运行时错误:视图大小与输入张量的大小和步幅不兼容(至少一维跨越两个连续的子空间)。使用 .reshape(...) 代替。
仅在使用 mps 而不是 cpu 时出现此错误
fine_tuned_decoder_path = "/path/fine_tuned_decoder"
model = VisionEncoderDecoderModel.from_encoder_decoder_pretrained(
encoder_pretrained_model_name_or_path="google/vit-base-patch16-224-in21k",
decoder_pretrained_model_name_or_path=fine_tuned_decoder_path,
tie_encoder_decoder=True,
cache_dir="/path/datasets/"+"models" # Directory for caching models
)
os.environ["WANDB_MODE"] = "disabled"
# Set batch size and number of training epochs
BATCH_SIZE = 16
TRAIN_EPOCHS = 5
# Define the output directory for storing training outputs
output_directory = os.path.join("path", "captioning_outputs")
# Check if MPS is available
device = torch.device("mps" if torch.backends.mps.is_available() else "cuda" if torch.cuda.is_available() else "cpu")
# Move your model to the correct device
model.to(device)
# Set mixed precision and device handling
fp16 = False # Disable fp16 entirely
mixed_precision = None # Disable mixed precision (default)
# Training Arguments
training_args = TrainingArguments(
output_dir=output_directory,
per_device_train_batch_size=BATCH_SIZE,
do_train=True,
num_train_epochs=TRAIN_EPOCHS,
overwrite_output_dir=True,
use_cpu=False, # Ensure you're not using CPU
dataloader_pin_memory=False,
fp16=fp16, # Disable fp16 if using MPS
bf16=False, # Disable bf16 if using MPS
optim="adamw_torch", # Use AdamW Torch optimizer (more stable with mixed precision)
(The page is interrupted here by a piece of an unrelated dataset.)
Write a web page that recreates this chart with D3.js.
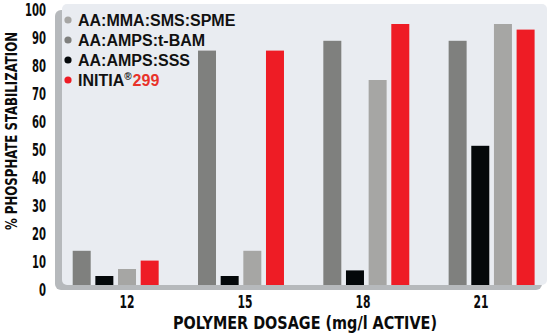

gradient_checkpointing=False, # Disable gradient checkpointing if necessary
logging_dir=os.path.join(output_directory, 'logs'),
report_to="none", # Disable reporting
)
# Use the Trainer with the model on the correct device
trainer = Trainer(
processing_class=feature_extractor, # Tokenizer
model=model, # Model to train
args=training_args, # Training arguments
train_dataset=train_dataset, # Training dataset
data_collator=default_data_collator # Data collator
)
# Start the training process
trainer.train()
尝试设置 use_cpu=True,它工作正常,但不适用于 mps
PyTorch 2.5 存在一个已知问题。
您可以在这里阅读更多相关信息:
https://github.com/pytorch/pytorch/issues/142344
一种解决方案是下载源代码,按照malfet描述修改这两个文件,然后编译源代码。这个问题预计会在 PyTorch 2.6 中得到解决。
但是,我发现的最简单的解决方案是安装 PyTorch 的夜间版本:
pip install --pre torchvision torchaudio --index-url https://download.pytorch.org/whl/nightly/cpu
致以诚挚的问候,
--KC